Whilst shopping in Bury yesterday we bumped into one of Maria’s friends, Matthew, who was also being pushed around the market by his parents. The mothers recognised each other, the fathers had never met and Maria & Matthew couldn’t be prompted into acknowledging one another. Catriona and Maria have made many good friends through attending National Childbirth Trust "Bumps and Babes" group and have developed a tight circle of half a dozen local mothers with a wider circle of friends spreading across Bury.
Lynn quickly explained to her husband; "This is Maria who can say ‘horse’." I inwardly smiled, it sounded a daft thing to say, but I knew exactly where she was coming from; there are so many toddlers and toddler’s mother’s names to remember that an extra piece of information such as this can aid the memory.
Then the smile turned outward as I realised that Maria must be held in high esteem in Matthew’s household for this verbal feat. I bristled with pride as I gazed down at my daughter but then it struck me that Matthew’s dad might think that her saying horse is the full extent of her talents. There’s much more to Maria than mere equine enunciation, she’s not a one trick pony (if you can pardon the pun).

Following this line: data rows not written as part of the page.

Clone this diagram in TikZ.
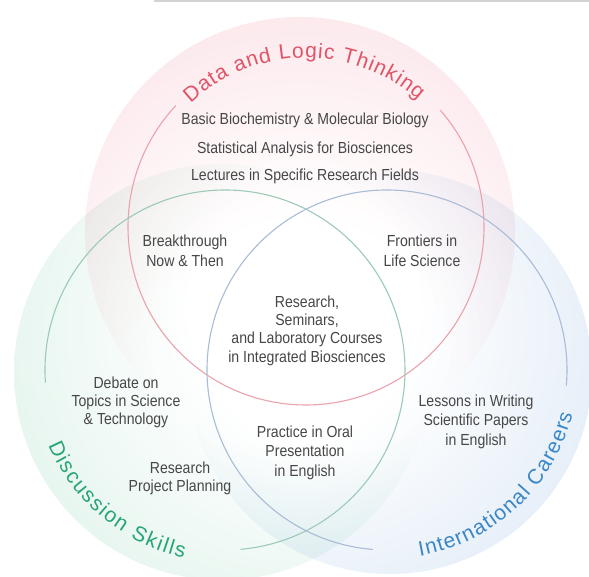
\documentclass[tikz,border=0pt]{standalone}
\usepackage{fontspec}
\usetikzlibrary{decorations.text}
\newfontfamily\bodyfont[FakeStretch=0.88]{Liberation Sans}
\newfontfamily\labelfont{Liberation Sans}
\definecolor{pinkf}{HTML}{FAD8DE}
\definecolor{greenf}{HTML}{D4EEE3}
\definecolor{bluef}{HTML}{D3E2F3}
\colorlet{pinkm}{pinkf!65!white}
\colorlet{greenm}{greenf!65!white}
\colorlet{bluem}{bluef!65!white}
\definecolor{redline}{HTML}{EBA2AC}
\definecolor{greenline}{HTML}{9CCAB8}
\definecolor{blueline}{HTML}{A9BCD8}
\definecolor{labred}{HTML}{E05468}
\definecolor{labgreen}{HTML}{27A576}
\definecolor{labblue}{HTML}{3A86C6}
\definecolor{bodytext}{HTML}{474747}
\definecolor{topgray}{HTML}{D2D2D2}
\pgfdeclareradialshading{pinkshade}{\pgfpoint{0bp}{-24bp}}{color(0bp)=(white); color(17bp)=(white); color(36bp)=(pinkm); color(50bp)=(pinkf)}
\pgfdeclareradialshading{greenshade}{\pgfpoint{21bp}{12bp}}{color(0bp)=(white); color(17bp)=(white); color(36bp)=(greenm); color(50bp)=(greenf)}
\pgfdeclareradialshading{blueshade}{\pgfpoint{-21bp}{12bp}}{color(0bp)=(white); color(17bp)=(white); color(36bp)=(bluem); color(50bp)=(bluef)}
\tikzset{
  body/.style={font=\bodyfont\fontsize{16}{19.5}\selectfont, text=bodytext, align=center, inner sep=0pt},
  ring/.style={line width=1.1pt},
  arclabel/.style={decorate, decoration={text along path, text align={fit to path}}},
}
\begin{document}
\begin{tikzpicture}[x=1pt,y=1pt]
\useasboundingbox (0,0) rectangle (589,577);
\fill[white] (0,0) rectangle (589,577);
% centres
\coordinate (rc) at (306,350);
\coordinate (gc) at (225,207);
\coordinate (bc) at (387,207);
% soft discs
\begin{scope}[blend mode=multiply]
\shade[shading=pinkshade] (300,345) circle[radius=215pt];
\shade[shading=greenshade] (222,205) circle[radius=208pt];
\shade[shading=blueshade] (390,205) circle[radius=202pt];
\end{scope}
% top rule
\coordinate (tl1) at (154,576);
\coordinate (tl2) at (589,576);
\draw[topgray, line width=2pt] (tl1) -- (tl2);
% outline rings
\draw[ring, redline] ([shift={(137:178pt)}]rc) arc[start angle=137, end angle=401, radius=178pt];
\draw[ring, greenline] ([shift={(275:180pt)}]gc) arc[start angle=275, end angle=544, radius=180pt];
\draw[ring, blueline] ([shift={(-5:180pt)}]bc) arc[start angle=-5, end angle=265.5, radius=180pt];
% curved labels
\path[arclabel, decoration={text color=labred, text={|\labelfont\fontsize{21}{25}\selectfont|Data and Logic Thinking}}]
  ([shift={(133:169pt)}]rc) arc[start angle=133, end angle=48.5, radius=169pt];
\path[arclabel, decoration={text color=labgreen, text={|\labelfont\fontsize{21}{25}\selectfont|Discussion Skills}}]
  ([shift={(203:192pt)}]gc) arc[start angle=203, end angle=257.6, radius=192pt];
\path[arclabel, decoration={text color=labblue, text={|\labelfont\fontsize{21}{25}\selectfont|International Careers}}]
  ([shift={(280:189pt)}]bc) arc[start angle=280, end angle=345.8, radius=192pt];
% texts
\node[body, anchor=base] (t1) at (305,452) {Basic Biochemistry \& Molecular Biology};
\node[body, anchor=base] (t2) at (305,423) {Statistical Analysis for Biosciences};
\node[body, anchor=base] (t3) at (305,396) {Lectures in Specific Research Fields};
\node[body] (brk) at (185,326) {Breakthrough\\Now \& Then};
\node[body] (fro) at (422,326) {Frontiers in\\Life Science};
\node[body, font=\bodyfont\fontsize{16}{18.3}\selectfont] (ctr) at (307,246.5) {Research,\\Seminars,\\and Laboratory Courses\\in Integrated Biosciences};
\node[body, font=\bodyfont\fontsize{16}{17.8}\selectfont] (deb) at (126,174.5) {Debate on\\Topics in Science\\\& Technology};
\node[body, font=\bodyfont\fontsize{16}{18.2}\selectfont] (rpp) at (180,99) {Research\\Project Planning};
\node[body] (pra) at (305,124.5) {Practice in Oral\\Presentation\\in English};
\node[body] (les) at (476,155.5) {Lessons in Writing\\Scientific Papers\\in English};
\end{tikzpicture}
\end{document}
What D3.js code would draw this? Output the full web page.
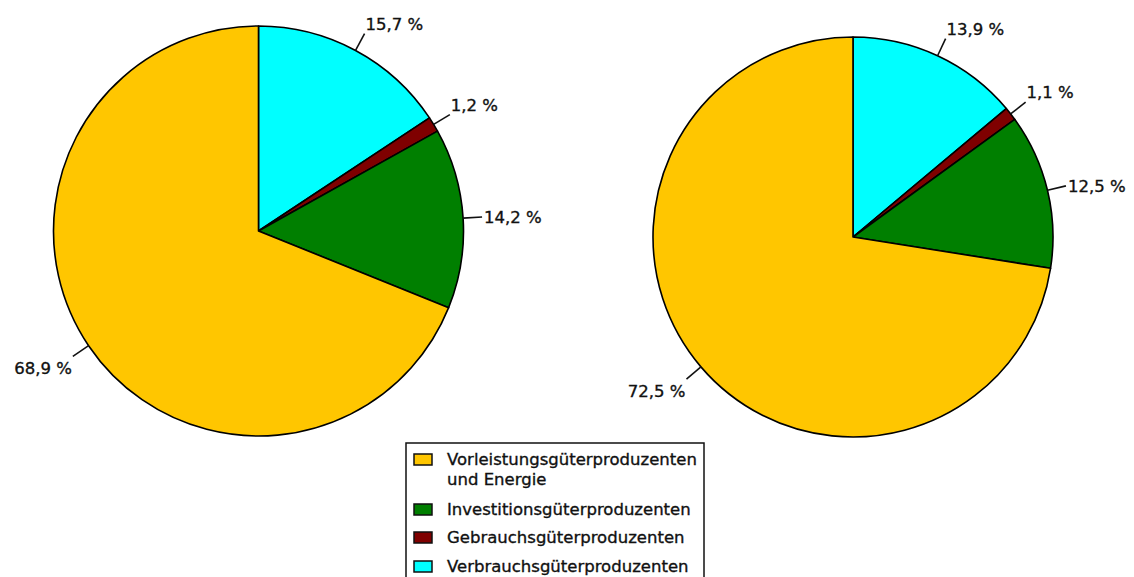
<!DOCTYPE html>
<html>
<head>
<meta charset="utf-8">
<script src="https://cdn.jsdelivr.net/npm/d3@7"></script>
<style>
  body { margin: 0; background: #fff; }
  svg { display: block; font-family: "DejaVu Sans", sans-serif; }
  text { stroke: #111; stroke-width: 0.35px; }
</style>
</head>
<body>
<svg id="chart" width="1134" height="577"></svg>
<script>
// categories in drawing order (clockwise from 12 o'clock)
var categories = ["Verbrauchsgüterproduzenten", "Gebrauchsgüterproduzenten", "Investitionsgüterproduzenten", "Vorleistungsgüterproduzenten und Energie"];
var colors = ["#00ffff", "#7f0000", "#007f00", "#ffc600"];
var leftValues = [15.7, 1.2, 14.2, 68.9];
var rightValues = [13.9, 1.1, 12.5, 72.5];
// legend is listed the other way round
var legendLabels = [["Vorleistungsgüterproduzenten", "und Energie"], ["Investitionsgüterproduzenten"], ["Gebrauchsgüterproduzenten"], ["Verbrauchsgüterproduzenten"]];
var legendColors = ["#ffc600", "#007f00", "#7f0000", "#00ffff"];

var svg = d3.select("#chart");

function fmt(v) {
    return v.toFixed(1).replace(".", ",") + " %";
}

var pie = d3.pie().sort(null).value(function(d) { return d; });

function drawPie(values, cx, cy, r) {
    var g = svg.append("g").attr("transform", "translate(" + cx + "," + cy + ")");
    var arc = d3.arc().innerRadius(0).outerRadius(r);
    var arcs = pie(values);

    g.selectAll("path.slice").data(arcs).enter().append("path")
        .attr("class", "slice")
        .attr("d", arc)
        .attr("fill", function(d, i) { return colors[i]; })
        .attr("stroke", "#000")
        .attr("stroke-width", 1.6)
        .attr("stroke-linejoin", "round");

    // leader lines + labels
    arcs.forEach(function(d) {
        var a = (d.startAngle + d.endAngle) / 2;
        var s = Math.sin(a), c = Math.cos(a);
        var x1 = s * r, y1 = -c * r;
        var x2 = s * (r + 19), y2 = -c * (r + 19);
        g.append("line")
            .attr("x1", x1).attr("y1", y1)
            .attr("x2", x2).attr("y2", y2)
            .attr("stroke", "#111")
            .attr("stroke-width", 1.6);

        var t = g.append("text")
            .attr("font-size", "16.5px")
            .attr("fill", "#111")
            .text(fmt(d.data));
        var anchor = s > 0.3 ? "start" : (s < -0.3 ? "end" : "middle");
        var tx = x2 + (s > 0 ? 1 : -1) * (c > 0.5 || c < -0.5 ? 1 : 2);
        var ty;
        if (c > 0.5) ty = y2 - 4;
        else if (c < -0.5) ty = y2 + 18;
        else ty = y2 + 6;
        t.attr("x", tx).attr("y", ty).attr("text-anchor", anchor);
    });
}

drawPie(leftValues, 258.5, 231, 205);
drawPie(rightValues, 853, 237, 200);

// legend
var legend = svg.append("g").attr("transform", "translate(406,443)");
legend.append("rect")
    .attr("x", 0).attr("y", 0)
    .attr("width", 298).attr("height", 160)
    .attr("fill", "#fff")
    .attr("stroke", "#111")
    .attr("stroke-width", 1.5);

var rowY = [22, 72, 100, 129];
legendLabels.forEach(function(lines, i) {
    legend.append("rect")
        .attr("x", 8).attr("y", rowY[i] - 11)
        .attr("width", 18).attr("height", 11)
        .attr("fill", legendColors[i])
        .attr("stroke", "#111")
        .attr("stroke-width", 1.5);
    lines.forEach(function(line, j) {
        legend.append("text")
            .attr("x", 41)
            .attr("y", rowY[i] + j * 20)
            .attr("font-size", "16.5px")
            .attr("fill", "#111")
            .text(line);
    });
});
</script>
</body>
</html>
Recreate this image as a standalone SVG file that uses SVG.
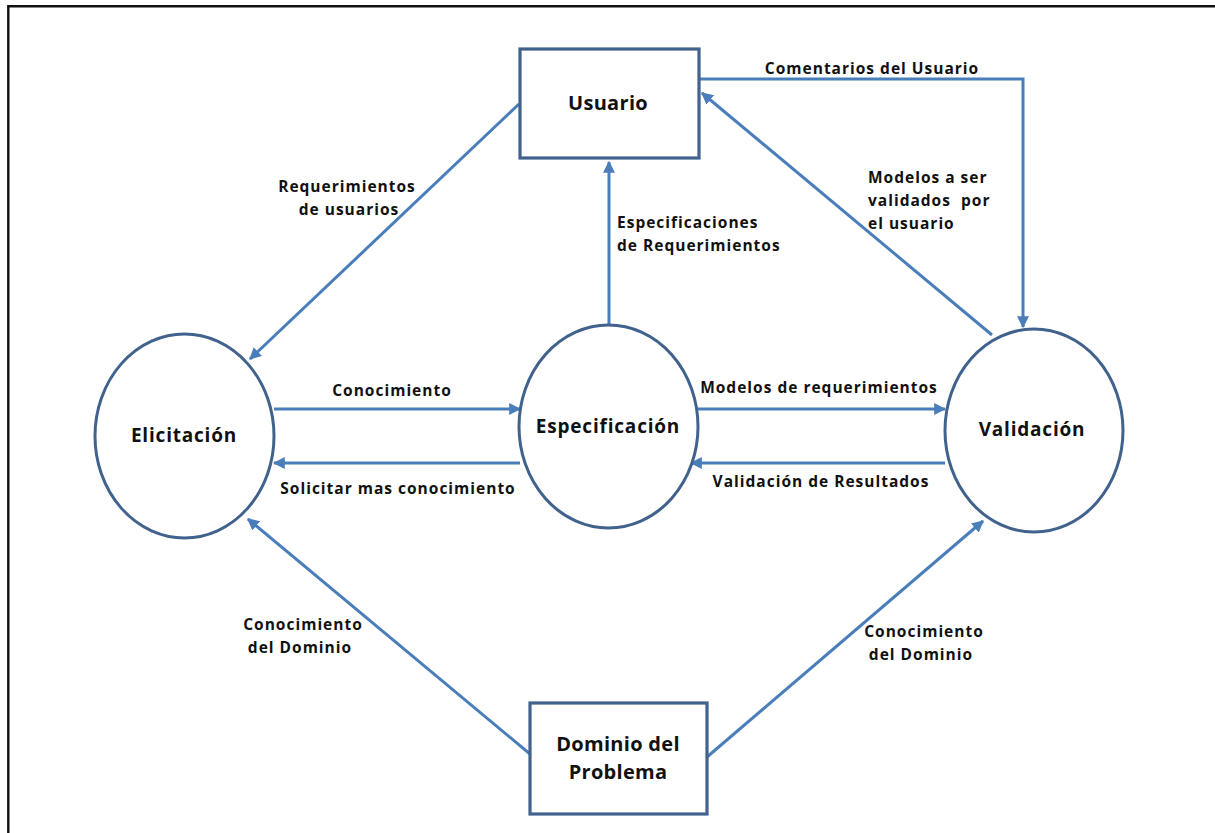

Now I’m not a naturally competitive person and I’m aware of how awful and intolerable competitive dads are, but you do have a natural curiosity for what your offspring’s peers are doing and you can’t help comparing them with your own. For example I’m very envious of Sophie D who has been doing Elephant impressions for months now, whereas Maria barely recognises the animal (unless it is Elmer who if you don’t know is multicoloured and not very representative of his species).
I’m not aware that Maria is particularly advanced with her speech, but she does say some words very well, whilst others she seems to have a mental block with. I wouldn’t put her up on any pedestal but she can hold her own (in conversation) and Matthew’s family clearly thought she was performing above average in this area. The competitive dad sprung out of me and I piped up "She said her first sentence yesterday". I couldn’t believe how sickening I sounded. A real competitive Dad would have studied the expression of his opposite number and revelled in any sign of exasperation as he played a trump card as strong as this one, but I didn’t.
We recounted the "Cake Please" incident of the previous evening which would have softened the initial blow as a two word sentence is hardly the Gettysburg Address. However, on parting Lynn said that she expected Matthew would be made to practise his words by his Dad for much of the afternoon. Poor Matthew!